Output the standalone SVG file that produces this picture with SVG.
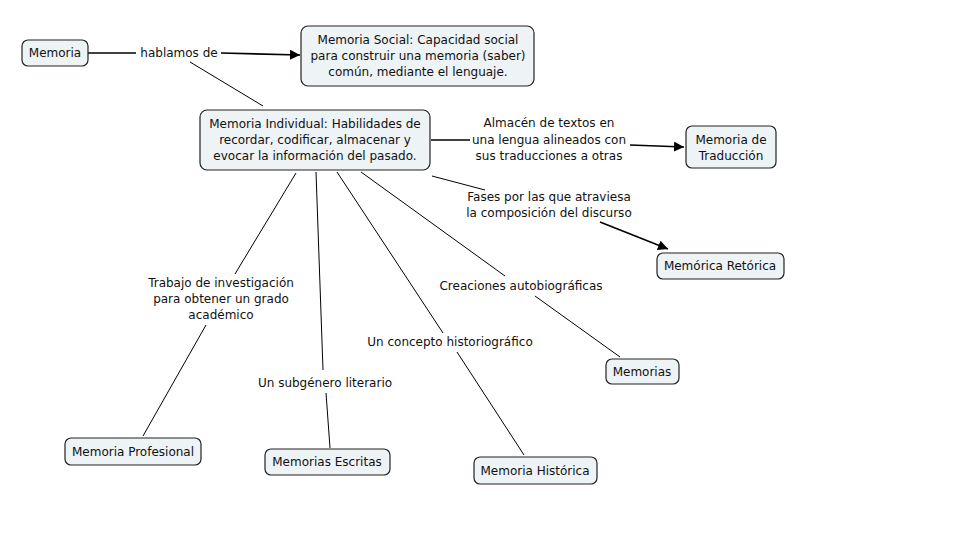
<svg xmlns="http://www.w3.org/2000/svg" width="960" height="540" viewBox="0 0 960 540">
<defs>
<marker id="arr" viewBox="0 0 10 10" refX="10" refY="5" markerWidth="10" markerHeight="10" markerUnits="userSpaceOnUse" orient="auto">
<path d="M0,0 L10,5 L0,10 z" fill="#000"/>
</marker>
<style>
.node rect{fill:#eef3f5;stroke:#222;stroke-width:1.2}
text{font-family:"DejaVu Sans","Liberation Sans",sans-serif;font-size:12px;fill:#111;text-anchor:middle}
#connectors line,#connectors path{stroke:#000;stroke-width:1;fill:none}
#connectors .a{stroke-width:1.6}
</style>
</defs>
<rect width="960" height="540" fill="#fff"/>
<g id="connectors">
<line class="a" x1="88" y1="53" x2="136" y2="53"/>
<line class="a" x1="221" y1="53" x2="300" y2="55" marker-end="url(#arr)"/>
<line x1="190" y1="62" x2="263" y2="106"/>
<line class="a" x1="431" y1="140" x2="470" y2="140"/>
<line class="a" x1="630" y1="145" x2="684" y2="147" marker-end="url(#arr)"/>
<line x1="432" y1="176" x2="485" y2="190"/>
<line class="a" x1="600" y1="222" x2="668" y2="249" marker-end="url(#arr)"/>
<line x1="296" y1="173" x2="235" y2="274"/>
<line x1="206" y1="325" x2="143" y2="436"/>
<line x1="316" y1="172" x2="323" y2="370"/>
<line x1="326" y1="393" x2="330" y2="448"/>
<line x1="337" y1="172" x2="443" y2="333"/>
<line x1="457" y1="352" x2="524" y2="455"/>
<line x1="361" y1="172" x2="505" y2="276"/>
<line x1="535" y1="296" x2="620" y2="357"/>
</g>
<g id="labels">
<text x="179" y="57">hablamos de</text>
<text x="549" y="127">Almacén de textos en</text>
<text x="549" y="144">una lengua alineados con</text>
<text x="549" y="160">sus traducciones a otras</text>
<text x="549" y="201">Fases por las que atraviesa</text>
<text x="549" y="217">la composición del discurso</text>
<text x="221" y="287">Trabajo de investigación</text>
<text x="221" y="303">para obtener un grado</text>
<text x="221" y="319">académico</text>
<text x="325" y="387">Un subgénero literario</text>
<text x="450" y="346">Un concepto historiográfico</text>
<text x="521" y="290">Creaciones autobiográficas</text>
</g>
<g id="n-memoria" class="node"><rect x="22" y="40" width="66" height="26" rx="6"/><text x="55" y="57">Memoria</text></g>
<g id="n-social" class="node"><rect x="301" y="26" width="233" height="60" rx="7"/>
<text x="418" y="44">Memoria Social: Capacidad social</text>
<text x="418" y="60">para construir una memoria (saber)</text>
<text x="418" y="76">común, mediante el lenguaje.</text></g>
<g id="n-individual" class="node"><rect x="200" y="110" width="230" height="60" rx="7"/>
<text x="315" y="128">Memoria Individual: Habilidades de</text>
<text x="315" y="144">recordar, codificar, almacenar y</text>
<text x="315" y="160">evocar la información del pasado.</text></g>
<g id="n-traduccion" class="node"><rect x="686" y="126" width="90" height="42" rx="6"/>
<text x="731" y="144">Memoria de</text>
<text x="731" y="160">Traducción</text></g>
<g id="n-retorica" class="node"><rect x="657" y="253" width="127" height="26" rx="6"/><text x="720" y="270">Memórica Retórica</text></g>
<g id="n-memorias" class="node"><rect x="606" y="359" width="73" height="25" rx="6"/><text x="642" y="376">Memorias</text></g>
<g id="n-profesional" class="node"><rect x="65" y="438" width="136" height="27" rx="6"/><text x="133" y="456">Memoria Profesional</text></g>
<g id="n-escritas" class="node"><rect x="265" y="449" width="125" height="26" rx="6"/><text x="327" y="466">Memorias Escritas</text></g>
<g id="n-historica" class="node"><rect x="474" y="457" width="123" height="27" rx="6"/><text x="535" y="475">Memoria Histórica</text></g>
</svg>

[WHAT YOU ARE ASKED TO DO]: Repeat the listing in full and exactly. Leave any pictures out.

[ANSWER]:
Output the standalone SVG file that produces this picture with SVG.
<svg xmlns="http://www.w3.org/2000/svg" width="960" height="540" viewBox="0 0 960 540">
<defs>
<marker id="arr" viewBox="0 0 10 10" refX="10" refY="5" markerWidth="10" markerHeight="10" markerUnits="userSpaceOnUse" orient="auto">
<path d="M0,0 L10,5 L0,10 z" fill="#000"/>
</marker>
<style>
.node rect{fill:#eef3f5;stroke:#222;stroke-width:1.2}
text{font-family:"DejaVu Sans","Liberation Sans",sans-serif;font-size:12px;fill:#111;text-anchor:middle}
#connectors line,#connectors path{stroke:#000;stroke-width:1;fill:none}
#connectors .a{stroke-width:1.6}
</style>
</defs>
<rect width="960" height="540" fill="#fff"/>
<g id="connectors">
<line class="a" x1="88" y1="53" x2="136" y2="53"/>
<line class="a" x1="221" y1="53" x2="300" y2="55" marker-end="url(#arr)"/>
<line x1="190" y1="62" x2="263" y2="106"/>
<line class="a" x1="431" y1="140" x2="470" y2="140"/>
<line class="a" x1="630" y1="145" x2="684" y2="147" marker-end="url(#arr)"/>
<line x1="432" y1="176" x2="485" y2="190"/>
<line class="a" x1="600" y1="222" x2="668" y2="249" marker-end="url(#arr)"/>
<line x1="296" y1="173" x2="235" y2="274"/>
<line x1="206" y1="325" x2="143" y2="436"/>
<line x1="316" y1="172" x2="323" y2="370"/>
<line x1="326" y1="393" x2="330" y2="448"/>
<line x1="337" y1="172" x2="443" y2="333"/>
<line x1="457" y1="352" x2="524" y2="455"/>
<line x1="361" y1="172" x2="505" y2="276"/>
<line x1="535" y1="296" x2="620" y2="357"/>
</g>
<g id="labels">
<text x="179" y="57">hablamos de</text>
<text x="549" y="127">Almacén de textos en</text>
<text x="549" y="144">una lengua alineados con</text>
<text x="549" y="160">sus traducciones a otras</text>
<text x="549" y="201">Fases por las que atraviesa</text>
<text x="549" y="217">la composición del discurso</text>
<text x="221" y="287">Trabajo de investigación</text>
<text x="221" y="303">para obtener un grado</text>
<text x="221" y="319">académico</text>
<text x="325" y="387">Un subgénero literario</text>
<text x="450" y="346">Un concepto historiográfico</text>
<text x="521" y="290">Creaciones autobiográficas</text>
</g>
<g id="n-memoria" class="node"><rect x="22" y="40" width="66" height="26" rx="6"/><text x="55" y="57">Memoria</text></g>
<g id="n-social" class="node"><rect x="301" y="26" width="233" height="60" rx="7"/>
<text x="418" y="44">Memoria Social: Capacidad social</text>
<text x="418" y="60">para construir una memoria (saber)</text>
<text x="418" y="76">común, mediante el lenguaje.</text></g>
<g id="n-individual" class="node"><rect x="200" y="110" width="230" height="60" rx="7"/>
<text x="315" y="128">Memoria Individual: Habilidades de</text>
<text x="315" y="144">recordar, codificar, almacenar y</text>
<text x="315" y="160">evocar la información del pasado.</text></g>
<g id="n-traduccion" class="node"><rect x="686" y="126" width="90" height="42" rx="6"/>
<text x="731" y="144">Memoria de</text>
<text x="731" y="160">Traducción</text></g>
<g id="n-retorica" class="node"><rect x="657" y="253" width="127" height="26" rx="6"/><text x="720" y="270">Memórica Retórica</text></g>
<g id="n-memorias" class="node"><rect x="606" y="359" width="73" height="25" rx="6"/><text x="642" y="376">Memorias</text></g>
<g id="n-profesional" class="node"><rect x="65" y="438" width="136" height="27" rx="6"/><text x="133" y="456">Memoria Profesional</text></g>
<g id="n-escritas" class="node"><rect x="265" y="449" width="125" height="26" rx="6"/><text x="327" y="466">Memorias Escritas</text></g>
<g id="n-historica" class="node"><rect x="474" y="457" width="123" height="27" rx="6"/><text x="535" y="475">Memoria Histórica</text></g>
</svg>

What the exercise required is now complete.